# Ogres - any good?



## slaaneshy (Feb 20, 2008)

I'm dipping my toes back into warhammer fantasy. I started a thread elsewhere about TK and VC as I used to play back in the day when they were the same army (about 12 years ago).
I am ploughing through various army books and aside from the undead, find myself drawn to the Ogres.
Simple question to those with more recent experience than me (this army did not exist 12 years ago) - are they any good??
How do they fare against various other armies?

Thanks all in advance!


----------



## JokerGod (Jan 21, 2009)

They are not that great in normal WarHammer, however I can tell you from personal experience they will crush everything in War bands >.<


----------



## Dafistofmork (Jan 9, 2009)

What you talking about-every time i ever played ogers (which is not often now though) my dwarfs got absolutly crushed-i once spent 3 turns fireing a bolt thower, organ gun and a cannon into a lone butcher, which survived with on wound and took out all 3 warmachines in short order. everything else was pretty much untouched when the opposing line bull charged into my line.


----------



## Vaz (Mar 19, 2008)

They don't do too well, just to the high cost of the troops, and lack of efficient rank boosting units.

Although the Ogres themselves have semi-impressive Stat Lines (3 Wounds, T4, 3 Str 4 attacks), they are that expensive, you need to rely on getting the kills. Lacking strength boosting weapons, and good armour, that you can pay for similar costing units (Chaos Warriors, for example), in all likelihood, they get outmatched by similar costing units.

I believe Neilbatte from this forum has some success with using them as a Gunline, with his ranged ogres (I've forgotten the name - sorry!). Generally though, they were outmatched by pretty much everything in 6th Edition, and with the advent of the rise in power of all 7th edition Armies, they currently don't stand a chance - with the new Lizards (understandable), Warriors of Chaos, and Dark Elves, I've not lost a game against them, but they weren't really close games either.

The only time they've done well is when I saw a game which included a new player with his Vampire Counts, and two Gorgers came on second turn, went for his Magic vampire (with no armour or Ward Save), and between the two came up with 4 Killing Blows.


----------



## neilbatte (Jan 2, 2008)

I've used many different types of Ogre armies and they take a lot of finesse to use but when used right they can be devastating.
The lack of ranks,The substandard magic items, and generally poor LD and WS can really make the army challenging to play but if you want an easy game just play deamons.
Many forums are happy to write off Ogres as a viable army and even Ogre Stronghold only really promote playing the same dull irongut, butcher list which altough effective still seems to miss the point of the army.
I have used many different combo's to get an effective force on the field and to be brutally honest if you fight High Elves on a regular basis you will lose most of your games but against any other army I've managed a slightly better than 50/50 win ratio.
As Vas said I'm playing a gun line at the moment an Given that my artillery dice love me I am doing really well with them.
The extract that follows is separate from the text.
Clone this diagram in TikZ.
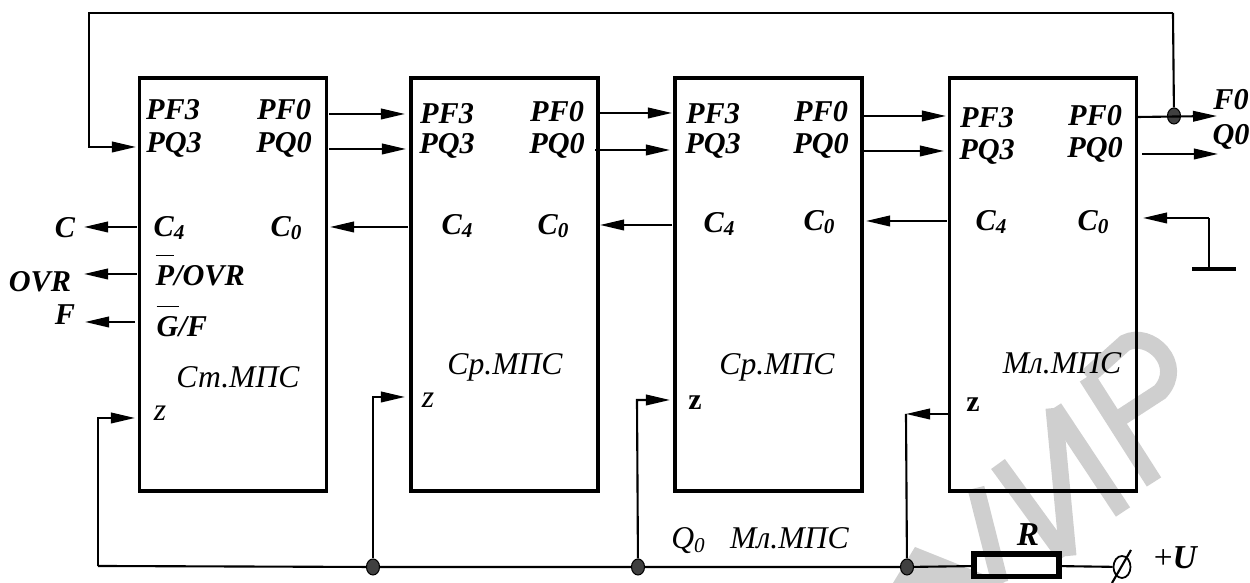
\documentclass[tikz,border=0pt]{standalone}
\usepackage{fontspec}
\setmainfont{Liberation Serif}
\usepackage{tikz}
\usetikzlibrary{arrows.meta,shapes.geometric}
\tikzset{
  block/.style={draw, line width=1pt, minimum width=1.87cm, minimum height=4.13cm, inner sep=0, outer sep=0},
  lab/.style={inner sep=0, font=\bfseries\itshape\fontsize{8.6}{8.6}\selectfont},
  title/.style={inner sep=0, font=\itshape\fontsize{9}{9}\selectfont},
  zpin/.style={inner sep=0, font=\bfseries\fontsize{8.5}{8.5}\selectfont},
  wire/.style={line width=0.6pt},
  arr/.style={line width=0.6pt, -{Triangle[length=2.4mm,width=1.05mm]}},
  dot/.style={draw, fill=black!75, ellipse, line width=0.3pt, minimum width=1.3mm, minimum height=1.6mm, inner sep=0},
  wmark/.style={line width=0.17cm, color=black!19},
}
\begin{document}
\begin{tikzpicture}[x=0.01cm,y=-0.01cm]
\useasboundingbox (0,0) rectangle (1250,583);
% watermark
\fill[black!19] (915,547)--(1005,583)--(893,583)--cycle;
\draw[wmark] (976,488)--(1000,583);
\draw[wmark] (998,464)--(1065,556);
\draw[wmark] (1054,408)--(1068,556);
\draw[wmark] (1054,408)--(1123,512);
\draw[wmark] (1087,377)--(1154,482);
\draw[wmark] (1087,377)--(1125,343) .. controls (1150,330) and (1185,365) .. (1160,392)--(1120,418);
% blocks
\node[block] (st) at (233,284.5) {};
\node[block] (sra) at (504.5,284.5) {};
\node[block] (srb) at (768.5,284.5) {};
\node[block] (ml) at (1043,284.5) {};
% block labels
\node[lab] (stf3) at (173,110) {PF3};
\node[lab] (stq3) at (174,145) {PQ3};
\node[lab] (stf0) at (284,110) {PF0};
\node[lab] (stq0) at (284,145) {PQ0};
\node[lab] (stc4) at (170,228) {C\textsubscript{4}};
\node[lab] (stc0) at (287,228) {C\textsubscript{0}};
\node[lab,anchor=base west] (stp) at (155,286) {$\overline{\mbox{\rule{0pt}{7.2pt}P}}$/OVR};
\node[lab,anchor=base west] (stg) at (156,337) {$\overline{\mbox{\rule{0pt}{7.2pt}G}}$/F};
\node[title] (stn) at (238,377) {Ст.МПС};
\node[title] (stz) at (160,413) {z};
\node[lab] (saf3) at (447,114) {PF3};
\node[lab] (saq3) at (447,146) {PQ3};
\node[lab] (saf0) at (557,112) {PF0};
\node[lab] (saq0) at (557,146) {PQ0};
\node[lab] (sac4) at (458,226) {C\textsubscript{4}};
\node[lab] (sac0) at (554,226) {C\textsubscript{0}};
\node[title] (san) at (505,367) {Ср.МПС};
\node[title] (saz) at (428,400) {z};
\node[lab] (sbf3) at (713,114) {PF3};
\node[lab] (sbq3) at (713,146) {PQ3};
\node[lab] (sbf0) at (821,112) {PF0};
\node[lab] (sbq0) at (821,146) {PQ0};
\node[lab] (sbc4) at (720,224) {C\textsubscript{4}};
\node[lab] (sbc0) at (820,222) {C\textsubscript{0}};
\node[title] (sbn) at (777,367) {Ср.МПС};
\node[zpin] (sbz) at (695,403) {z};
\node[lab] (mlf3) at (987,118) {PF3};
\node[lab] (mlq3) at (987,152) {PQ3};
\node[lab] (mlf0) at (1095,116) {PF0};
\node[lab] (mlq0) at (1095,150) {PQ0};
\node[lab] (mlc4) at (992,222) {C\textsubscript{4}};
\node[lab] (mlc0) at (1094,222) {C\textsubscript{0}};
\node[title] (mln) at (1062,363) {Мл.МПС};
\node[zpin] (mlz) at (973,405) {z};
% outer labels
\node[lab] (outc) at (65,228) {C};
\node[lab] (outovr) at (40,282) {OVR};
\node[lab] (outf) at (65,315) {F};
\node[lab] (outfz) at (1231,100) {F0};
\node[lab] (outqz) at (1231,137) {Q0};
\node[title] (qml) at (760,541) {Q\textsubscript{0}\ \ \ Мл.МПС};
% pins
\coordinate (ptop) at (89,13);
\coordinate (ptopr) at (1173,13);
\coordinate (pq3c) at (89,147);
\coordinate (pq3) at (136,147);
\coordinate (af0a) at (329,114); \coordinate (af0b) at (405,114);
\coordinate (aq0a) at (329,149); \coordinate (aq0b) at (406,149);
\coordinate (ac0a) at (408,227); \coordinate (ac0b) at (330,227);
\coordinate (cc4) at (137,227); \coordinate (cout) at (84,227);
\coordinate (cp) at (137,274); \coordinate (ovrout) at (84,274);
\coordinate (cg) at (135,322); \coordinate (fout) at (85,322);
\coordinate (bf0a) at (600,113); \coordinate (bf0b) at (672,113);
\coordinate (bq0a) at (595,150); \coordinate (bq0b) at (670,150);
\coordinate (bc0a) at (672,225); \coordinate (bc0b) at (600,225);
\coordinate (cf0a) at (864,116); \coordinate (cf0b) at (946,116);
\coordinate (cq0a) at (864,151); \coordinate (cq0b) at (944,151);
\coordinate (cc0a) at (947,221); \coordinate (cc0b) at (866,221);
\coordinate (ff0a) at (1138,117); \coordinate (ff0b) at (1217,116);
\coordinate (fq0a) at (1142,154); \coordinate (fq0b) at (1218,154);
\coordinate (gnd) at (1209,218); \coordinate (gc0) at (1143,218);
\coordinate (gndb) at (1209,268); \coordinate (gndl) at (1192,269); \coordinate (gndr) at (1236,269);
% bottom line
\coordinate (bl) at (98,566);
\coordinate (zst) at (135,418); \coordinate (zstc) at (98,418);
\coordinate (zsa) at (405,397); \coordinate (zsac) at (373,397);
\coordinate (zsb) at (670,400); \coordinate (zsbc) at (637,400);
\coordinate (zml) at (949,414); \coordinate (zmlc) at (906,414);
\node[dot] (da) at (373,567) {};
\node[dot] (db) at (638,567) {};
\node[dot] (dc) at (907,567) {};
\node[dot] (dt) at (1174,116) {};
\node[draw,line width=1.7pt,minimum width=0.85cm,minimum height=0.22cm,inner sep=0,outer sep=0] (res) at (1016.5,565.5) {};
\node[lab,font=\bfseries\itshape\fontsize{9.5}{9.5}\selectfont] (rlab) at (1028,535) {R};
\node[draw,ellipse,line width=0.5pt,minimum width=0.17cm,minimum height=0.22cm,inner sep=0] (term) at (1122,567) {};
\coordinate (sla) at (1112,583); \coordinate (slb) at (1131,550);
\node[inner sep=0,font=\fontsize{9.5}{9.5}\selectfont] (ulab) at (1176,558) {+\textbf{\textit{U}}};
% connectors
\draw[arr] (ptopr)--(ptop)--(pq3c)--(pq3);
\draw[wire] (ptopr)--(dt);
\draw[arr] (af0a)--(af0b);
\draw[arr] (aq0a)--(aq0b);
\draw[arr] (ac0a)--(ac0b);
\draw[arr] (cc4)--(cout);
\draw[arr] (cp)--(ovrout);
\draw[arr] (cg)--(fout);
\draw[arr] (bf0a)--(bf0b);
\draw[arr] (bq0a)--(bq0b);
\draw[arr] (bc0a)--(bc0b);
\draw[arr] (cf0a)--(cf0b);
\draw[arr] (cq0a)--(cq0b);
\draw[arr] (cc0a)--(cc0b);
\draw[arr] (ff0a)--(ff0b);
\draw[arr] (fq0a)--(fq0b);
\draw[arr] (gnd)--(gc0);
\draw[wire] (gnd)--(gndb);
\draw[line width=1.4pt] (gndl)--(gndr);
\draw[arr] (bl)--(zstc)--(zst);
\draw[arr] (da)--(zsac)--(zsa);
\draw[arr] (db)--(zsbc)--(zsb);
\draw[arr] (zml)--(zmlc);
\draw[wire] (zmlc)--(dc);
\draw[wire] (bl)--(da)--(db)--(dc)--(res);
\draw[wire] (res)--(term);
\draw[wire] (sla)--(slb);
\end{tikzpicture}
\end{document}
Leadbelchers are capable of destroying a fully ranked unit but can just as easily destroy themselves but this hasn't happened to me yet. 
Gnoblar sharp stuff when fired enmass can stop a heavy cavalry charge (In my last game in 1 turn 2 units of 24 Gnoblars in 2 ranks killed 5 dragon princes and 5 silverhelms, but were easily destroyed in combat) butchers are the best magic users in the game and the hunters xbow is class with his decent BS, I'm testing a unit of Maneaters with pistols although they are hit and miss because of their cost but they do soak up a lot of firepower and are good in combat. The only character I don't use often is the Tyrant but thats because I'd rather cram in more bodies.
If you want a really competative army then Ogres probably aren't for you but if you want a real challenge every game and want a nice looking army (for the least amount of money) then give ogres a bash.


----------



## Ascendant Valor (Jan 3, 2009)

I'm under the impression that Ogres can be tremendous fun to play against certain armies. My Empire versus my friend's Ogres turned out to be a fantastic game!

My High Elves versus his Ogres... that was boring. Really, really boring.

I guess the Ogres are just a matter of what you make of them. I'd personally love to give them a spin, I think they'd be fun as can be.


----------



## zabo (Dec 19, 2008)

I love playing with my ogres and do quite well, they are a very weak army, but when used right they can still when a large portion of the time, The key to playing ogres is not to do what other ogres are doing, If you want advice go to ogrestronghold.com. I played a list against two different armies using 4 skrappies and no butchers and won both times, just threw that i there jus to show you that there can be some variety and winning lists in an OK army. Go for it, If you want a challange.


----------



## fasthippy (Oct 29, 2008)

Here is a link to a battle report of a fairly succesful ogre player. In the end good play and a little luck can lead to success, even if others think your playing a "weak" army.

http://z2.invisionfree.com/herdstone/index.php?showtopic=16009


----------



## slaaneshy (Feb 20, 2008)

Thanks for the imput guys, i've gone off on a tangent and am getting tomb kings now!


----------



## neilbatte (Jan 2, 2008)

so your swapping one weak hard to use army for a weak hard to use army you must be a sadist.


----------



## Vorag of Strigos (Feb 25, 2009)

I've fought ogre only once, and they were in the Dogs of War catagory, not a full army, 6 ogre bulls took apart my former Skeleton regiment without much visible effort, but They also easily succumbed to Gaze of Nagash, (2D6 strength 4 hits) but good in close combat


----------